Institutions and coordination

  • Implementing institution has no mandate to carry out commitment. Similar to illegal commitments above, the agency may not have power under the law to carry out the commitment. Or it may simply not have the commitment implemented into its budget, work plan, or other key strategic documents (such as the national development plan).
  • No one is responsible. During the early days of OGP, few action plans had responsible agencies named for the activities. Fortunately, the norm is changing and many (or even most) new action plans name a lead agency.
  • No one is holding anyone else responsible. IRM researchers are regularly surprised at how few governments have internal tracking systems (like spreadsheets) to check in with commitment leads.
  • Implementing institution does not know that the lead institution has committed it to a commitment. This one is perhaps a little too common. Fortunately, there’s a cure: countries with interagency working groups tend to solve this issue.
  • Lead institution has no mandate to compel implementing institution. In some countries, agencies and legislatures are “volunteered” to carry out commitments, but the lead OGP agency may not be able to actually compel the other (often more powerful agency) to do things. In some countries, OGP is led by the public administration office which can do good work but which is unable to get the treasury or foreign ministry to implement any commitments.
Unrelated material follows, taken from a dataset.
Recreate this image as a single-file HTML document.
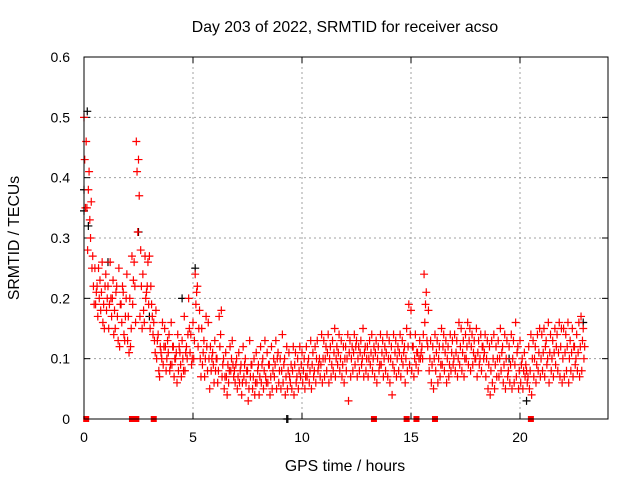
<!DOCTYPE html>
<html><head><meta charset="utf-8"><style>
html,body{margin:0;padding:0;background:#fff}
svg{display:block;font-family:"Liberation Sans",sans-serif}
</style></head><body>
<svg id="chart" width="640" height="480" viewBox="0 0 640 480">
<rect width="640" height="480" fill="#fff"/>
<text x="345" y="32" font-size="15.8" text-anchor="middle">Day 203 of 2022, SRMTID for receiver acso</text>
<g id="grid"></g>
<g id="ticks"></g>
<g id="marks"></g>
<rect x="84" y="57" width="524" height="362" fill="none" stroke="#000" stroke-width="1"/>
<text x="345" y="471" font-size="15.8" text-anchor="middle">GPS time / hours</text>
<text x="19" y="238" font-size="15.8" text-anchor="middle" transform="rotate(-90 19 238)">SRMTID / TECUs</text>
</svg>
<script>
const xTicks=[0,5,10,15,20];
const yTicks=[0,0.1,0.2,0.3,0.4,0.5,0.6];
const yTickLabels=["0","0.1","0.2","0.3","0.4","0.5","0.6"];
const slotHours=0.1;
const valsA=[.50,.46,.38,.30,.27,.25,.22,.2,.21,.19,.24,.22,.26,.2,.18,.22,.25,.19,.21,.17,.13,.2,.27,.26,.46,.43,.28,.24,.27,.22,.27,.19,.16,.18,.14,.12,.16,.15,.1,.14,.16,.12,.1,.14,.11,.13,.17,.12,.2,.14,.16,.24,.22,.18,.15,.13,.17,.16,.12,.11,.13,.1,.17,.18,.1,.11,.09,.12,.13,.08,.1,.11,.09,.12,.1,.08,.13,.09,.1,.11,.09,.12,.1,.13,.11,.09,.12,.1,.13,.11,.1,.14,.1,.12,.11,.09,.12,.11,.1,.12,.11,.1,.12,.1,.13,.11,.12,.13,.1,.14,.13,.12,.14,.12,.13,.15,.12,.14,.13,.12,.12,.14,.13,.12,.14,.13,.12,.13,.15,.12,.12,.13,.14,.12,.13,.12,.14,.13,.12,.14,.13,.12,.14,.13,.12,.14,.13,.12,.15,.19,.18,.12,.14,.11,.13,.12,.24,.21,.18,.13,.12,.14,.13,.12,.15,.14,.13,.12,.14,.13,.14,.13,.16,.15,.13,.14,.16,.15,.14,.13,.15,.13,.14,.12,.14,.13,.12,.13,.14,.12,.13,.15,.12,.14,.13,.12,.14,.13,.16,.12,.13,.1,.11,.08,.12,.14,.13,.12,.14,.15,.14,.15,.13,.16,.14,.13,.15,.14,.16,.15,.15,.14,.16,.13,.15,.12,.14,.16,.17,.15];
const valsB=[.43,.35,.41,.36,.22,.19,.17,.23,.26,.15,.18,.15,.2,.23,.15,.17,.12,.16,.14,.2,.17,.12,.19,.22,.41,.37,.22,.18,.2,.26,.15,.17,.13,.1,.08,.11,.09,.12,.13,.08,.09,.07,.11,.08,.09,.1,.08,.1,.15,.09,.1,.19,.12,.1,.09,.07,.12,.1,.08,.09,.08,.06,.12,.07,.05,.07,.06,.08,.09,.06,.05,.06,.04,.07,.06,.03,.07,.05,.04,.06,.04,.06,.05,.07,.06,.04,.05,.07,.05,.06,.05,.06,.04,.05,.07,.05,.04,.06,.05,.07,.06,.05,.07,.06,.05,.07,.06,.08,.07,.06,.07,.08,.06,.07,.08,.07,.09,.08,.07,.06,.08,.03,.07,.08,.09,.07,.08,.09,.07,.08,.07,.09,.08,.07,.06,.08,.09,.07,.08,.07,.06,.04,.08,.07,.08,.07,.09,.06,.08,.09,.08,.07,.09,.08,.1,.1,.16,.13,.08,.06,.05,.08,.06,.07,.09,.08,.06,.07,.08,.09,.08,.07,.09,.08,.07,.1,.09,.08,.09,.1,.07,.09,.08,.1,.07,.05,.04,.06,.05,.07,.07,.08,.06,.05,.07,.06,.05,.06,.07,.05,.06,.05,.07,.06,.05,.04,.07,.06,.08,.07,.08,.07,.09,.06,.08,.07,.09,.08,.07,.06,.07,.08,.06,.08,.07,.09,.08,.07,.08,.1];
const valsC=[.35,.28,.33,.25,.19,.21,.25,.18,.16,.22,.2,.19,.17,.14,.21,.13,.19,.22,.13,.24,.11,.15,.23,.16,.31,.17,.15,.16,.21,.19,.22,.14,.11,.13,.07,.1,.12,.08,.11,.09,.12,.1,.06,.12,.07,.08,.11,.14,.11,.1,.13,.21,.15,.07,.11,.1,.08,.05,.1,.06,.1,.08,.14,.09,.07,.04,.08,.1,.07,.09,.07,.08,.06,.09,.08,.05,.09,.07,.06,.08,.07,.09,.08,.06,.09,.07,.08,.09,.1,.08,.08,.09,.07,.08,.06,.08,.09,.07,.08,.09,.08,.07,.09,.08,.09,.08,.1,.09,.09,.1,.1,.11,.1,.09,.11,.1,.11,.1,.09,.1,.1,.11,.1,.11,.12,.1,.11,.1,.11,.1,.1,.11,.1,.11,.1,.09,.11,.1,.11,.1,.1,.09,.11,.1,.11,.1,.11,.1,.12,.14,.12,.1,.11,.1,.11,.14,.19,.12,.1,.09,.1,.11,.1,.09,.12,.11,.1,.09,.11,.1,.11,.1,.12,.11,.1,.12,.13,.12,.11,.1,.11,.1,.12,.11,.1,.09,.08,.1,.09,.1,.1,.11,.09,.1,.08,.09,.1,.09,.11,.08,.09,.08,.09,.07,.08,.1,.1,.09,.11,.1,.11,.12,.1,.11,.1,.11,.12,.11,.12,.1,.11,.12,.1,.11,.12,.1,.11,.12,.13,.12];
const blackHours=[0,0,0.15,0.2,1.1,2.5,3.0,4.5,5.1,9.3,9.35,19.5,20.3,22.9];
const blackVals=[0.38,0.345,0.51,0.32,0.26,0.31,0.17,0.2,0.25,0,0,0.1,0.03,0.16];
const zeroHours=[0.1,2.2,2.3,2.4,3.2,13.3,14.8,15.25,16.1,20.5];

const X0=84,XS=21.8,Y0=419,YS=603.3;
const xs=h=>X0+h*XS, ys=v=>Y0-v*YS;
const NS="http://www.w3.org/2000/svg";
const grid=document.getElementById('grid'),ticks=document.getElementById('ticks'),marks=document.getElementById('marks');
function mk(tag,attrs,parent){const e=document.createElementNS(NS,tag);for(const k in attrs)e.setAttribute(k,attrs[k]);parent.appendChild(e);return e;}
xTicks.forEach(t=>{
  const x=xs(t);
  if(t>0){const g=mk('line',{x1:x,y1:57,x2:x,y2:419,stroke:'#a0a0a0','stroke-dasharray':'2,3'},grid);
  
  }
  mk('line',{x1:x,y1:419,x2:x,y2:413,stroke:'#000'},ticks);
  mk('line',{x1:x,y1:57,x2:x,y2:63,stroke:'#000'},ticks);
  const tl=mk('text',{x:x,y:442,'font-size':14,'text-anchor':'middle'},ticks);
  tl.textContent=t;
  
  
});
yTicks.forEach((t,i)=>{
  const y=ys(t);
  if(i>0&&i<yTicks.length-1){const g=mk('line',{x1:84,y1:y,x2:608,y2:y,stroke:'#a0a0a0','stroke-dasharray':'2,3'},grid);
  
  }
  mk('line',{x1:84,y1:y,x2:90,y2:y,stroke:'#000'},ticks);
  mk('line',{x1:608,y1:y,x2:602,y2:y,stroke:'#000'},ticks);
  const tl=mk('text',{x:70,y:y+5,'font-size':14,'text-anchor':'end'},ticks);
  tl.textContent=yTickLabels[i];
  
  
});
function cross(h,v,color,name){
  const x=xs(h),y=ys(v);
  const p=mk('path',{d:`M${x-4},${y}H${x+4}M${x},${y-4}V${y+4}`,stroke:color,'stroke-width':1.2,fill:'none'},marks);
  
  
}
blackHours.forEach((h,i)=>cross(h,blackVals[i],'#000','black-point'));
[valsA,valsB,valsC].forEach((arr,s)=>arr.forEach((v,i)=>cross(i*slotHours+s*0.033,v,'#ff0000','red-point')));
zeroHours.forEach(h=>{
  const r=mk('rect',{x:xs(h)-3,y:416,width:6,height:6,fill:'#ff0000'},marks);
  
  
});
</script>
</body></html>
In other countries, the president may commit her or his country to pass a freedom of information or corporate transparency law, but this is actually in the hands of an independent legislature. Similar examples can be given for commitments on subnational governments, especially in federal states where subnational governments retain some sovereignty over governance issues. Finally, sometimes civil society organizations are listed as co-implementers and they lose interest. (Just this last point could inspire an entirely new “Failure Blog.”)
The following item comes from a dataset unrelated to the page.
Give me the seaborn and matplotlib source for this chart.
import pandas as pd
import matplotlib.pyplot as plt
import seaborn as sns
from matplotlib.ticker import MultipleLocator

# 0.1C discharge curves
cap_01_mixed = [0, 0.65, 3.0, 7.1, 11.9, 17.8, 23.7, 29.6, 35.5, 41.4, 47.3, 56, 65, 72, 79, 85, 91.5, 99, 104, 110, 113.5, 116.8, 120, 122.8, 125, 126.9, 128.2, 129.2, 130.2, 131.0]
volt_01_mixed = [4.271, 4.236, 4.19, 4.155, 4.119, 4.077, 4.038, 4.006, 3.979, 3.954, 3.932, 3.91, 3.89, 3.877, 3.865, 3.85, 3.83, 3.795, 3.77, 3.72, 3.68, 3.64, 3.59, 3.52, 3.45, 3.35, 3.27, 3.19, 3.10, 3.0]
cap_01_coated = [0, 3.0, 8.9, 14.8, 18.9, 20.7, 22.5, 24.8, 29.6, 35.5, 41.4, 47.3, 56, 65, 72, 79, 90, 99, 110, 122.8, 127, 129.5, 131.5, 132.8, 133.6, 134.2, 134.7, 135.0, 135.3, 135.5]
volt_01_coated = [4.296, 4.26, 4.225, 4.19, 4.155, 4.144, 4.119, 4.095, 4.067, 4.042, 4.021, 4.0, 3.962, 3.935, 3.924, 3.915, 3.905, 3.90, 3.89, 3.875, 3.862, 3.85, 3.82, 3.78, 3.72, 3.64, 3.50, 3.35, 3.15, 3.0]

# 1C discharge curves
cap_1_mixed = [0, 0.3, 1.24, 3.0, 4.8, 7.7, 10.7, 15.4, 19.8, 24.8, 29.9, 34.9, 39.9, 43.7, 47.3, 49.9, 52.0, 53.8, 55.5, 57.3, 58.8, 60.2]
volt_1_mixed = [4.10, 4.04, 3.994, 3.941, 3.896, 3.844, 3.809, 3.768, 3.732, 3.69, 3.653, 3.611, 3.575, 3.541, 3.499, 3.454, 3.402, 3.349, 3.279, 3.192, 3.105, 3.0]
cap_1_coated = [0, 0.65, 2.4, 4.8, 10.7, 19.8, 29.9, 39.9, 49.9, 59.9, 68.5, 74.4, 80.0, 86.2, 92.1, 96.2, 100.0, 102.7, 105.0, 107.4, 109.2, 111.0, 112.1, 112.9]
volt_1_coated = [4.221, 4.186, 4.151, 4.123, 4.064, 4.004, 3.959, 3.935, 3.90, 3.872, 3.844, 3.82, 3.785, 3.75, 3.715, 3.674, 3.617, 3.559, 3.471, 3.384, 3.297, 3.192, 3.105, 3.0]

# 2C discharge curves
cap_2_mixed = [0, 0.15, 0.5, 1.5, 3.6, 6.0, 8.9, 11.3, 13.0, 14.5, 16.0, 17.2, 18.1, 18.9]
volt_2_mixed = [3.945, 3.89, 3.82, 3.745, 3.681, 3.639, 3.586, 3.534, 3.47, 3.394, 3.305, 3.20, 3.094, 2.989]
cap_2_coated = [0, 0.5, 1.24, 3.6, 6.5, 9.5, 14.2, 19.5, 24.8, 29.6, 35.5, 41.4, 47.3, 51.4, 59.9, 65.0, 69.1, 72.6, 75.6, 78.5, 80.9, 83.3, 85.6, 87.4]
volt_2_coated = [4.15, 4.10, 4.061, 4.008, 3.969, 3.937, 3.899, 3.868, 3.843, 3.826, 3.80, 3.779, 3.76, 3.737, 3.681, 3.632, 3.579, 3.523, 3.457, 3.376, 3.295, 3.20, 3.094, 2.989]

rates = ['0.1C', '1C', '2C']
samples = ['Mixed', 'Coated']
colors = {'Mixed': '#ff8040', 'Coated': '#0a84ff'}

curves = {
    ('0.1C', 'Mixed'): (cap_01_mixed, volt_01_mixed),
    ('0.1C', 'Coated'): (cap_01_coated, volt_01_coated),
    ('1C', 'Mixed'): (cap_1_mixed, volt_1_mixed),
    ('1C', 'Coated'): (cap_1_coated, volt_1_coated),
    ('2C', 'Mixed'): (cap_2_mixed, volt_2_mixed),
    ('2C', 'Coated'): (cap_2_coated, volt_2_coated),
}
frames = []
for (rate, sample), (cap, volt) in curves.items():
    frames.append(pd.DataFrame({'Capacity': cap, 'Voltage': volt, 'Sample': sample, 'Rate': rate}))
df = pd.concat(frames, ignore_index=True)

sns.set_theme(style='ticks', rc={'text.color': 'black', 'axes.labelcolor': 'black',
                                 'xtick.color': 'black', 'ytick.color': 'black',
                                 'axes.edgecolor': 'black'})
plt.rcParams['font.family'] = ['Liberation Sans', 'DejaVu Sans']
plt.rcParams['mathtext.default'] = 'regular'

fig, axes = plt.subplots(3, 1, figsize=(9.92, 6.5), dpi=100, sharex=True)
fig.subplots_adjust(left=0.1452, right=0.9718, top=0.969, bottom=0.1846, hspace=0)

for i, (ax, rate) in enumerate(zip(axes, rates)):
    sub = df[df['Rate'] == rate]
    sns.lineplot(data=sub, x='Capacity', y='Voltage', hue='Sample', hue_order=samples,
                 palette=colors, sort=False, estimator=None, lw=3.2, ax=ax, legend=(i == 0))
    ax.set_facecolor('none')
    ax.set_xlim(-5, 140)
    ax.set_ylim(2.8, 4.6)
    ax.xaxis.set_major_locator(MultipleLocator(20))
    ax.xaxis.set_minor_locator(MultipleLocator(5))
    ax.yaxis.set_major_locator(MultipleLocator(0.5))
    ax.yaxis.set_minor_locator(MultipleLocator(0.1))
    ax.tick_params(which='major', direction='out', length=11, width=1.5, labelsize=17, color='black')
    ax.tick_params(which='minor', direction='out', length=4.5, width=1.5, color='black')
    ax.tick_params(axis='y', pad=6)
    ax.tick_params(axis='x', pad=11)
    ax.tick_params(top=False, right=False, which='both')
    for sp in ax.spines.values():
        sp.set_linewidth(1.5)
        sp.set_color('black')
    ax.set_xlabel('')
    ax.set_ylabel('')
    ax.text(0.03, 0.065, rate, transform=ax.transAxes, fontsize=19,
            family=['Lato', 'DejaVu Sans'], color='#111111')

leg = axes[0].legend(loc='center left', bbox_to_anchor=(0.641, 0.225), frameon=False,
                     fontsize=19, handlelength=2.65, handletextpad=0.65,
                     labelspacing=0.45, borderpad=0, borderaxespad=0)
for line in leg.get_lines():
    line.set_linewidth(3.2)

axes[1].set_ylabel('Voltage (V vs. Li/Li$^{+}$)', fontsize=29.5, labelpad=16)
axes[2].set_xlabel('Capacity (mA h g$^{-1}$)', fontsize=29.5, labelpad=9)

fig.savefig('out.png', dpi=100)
  • No budget. This is a common enough one that needs no example. Perhaps the more interesting question comes when one digs one level deeper to find out why there is no budget to begin with. In a number of African countries, the budget is closely tied to approval by the president’s cabinet. Without formal approval of the OGP action plan, commitments may remain unfunded mandates. This shows that budgeting for open government and its consequences are often very difficult to separate from political buy-in.
  • Commitment is too technically difficult. Skills and knowledge are one of many limiting factors. This is a critical area for peer learning, working groups, and multilateral organizations to help out on and is a big part of the value added of OGP.

Political support

  • Commitment or action plan does not have high-level support. In some countries, ministers or other politicians who are needed to get big reforms done are not engaged with the Action Plan. Sometimes, national action plans are out of sync with other key strategic documents like national development plans or legislative agendas.
  • Vested interests: the Commitment would disadvantage someone high in the administration (or legislature) who would suffer loss due to commitment being completed.
  • A change to a new administration that either (a) does not know about OGP or (b) does not like the commitments.
  • Change in lead agencies (or staff) which does not like the last lead agency’s commitments.
  • Civil society protest against a commitment. See some of the recent commitments on making health data public for examples.

Force majeure

  • Catastrophic event there (revolutions and natural disasters).

What are your thoughts? Did we miss an important cause of failure? Which of these have technical or financial remedies? Which are more political? What does that say about the role of peer learning and donor client relations?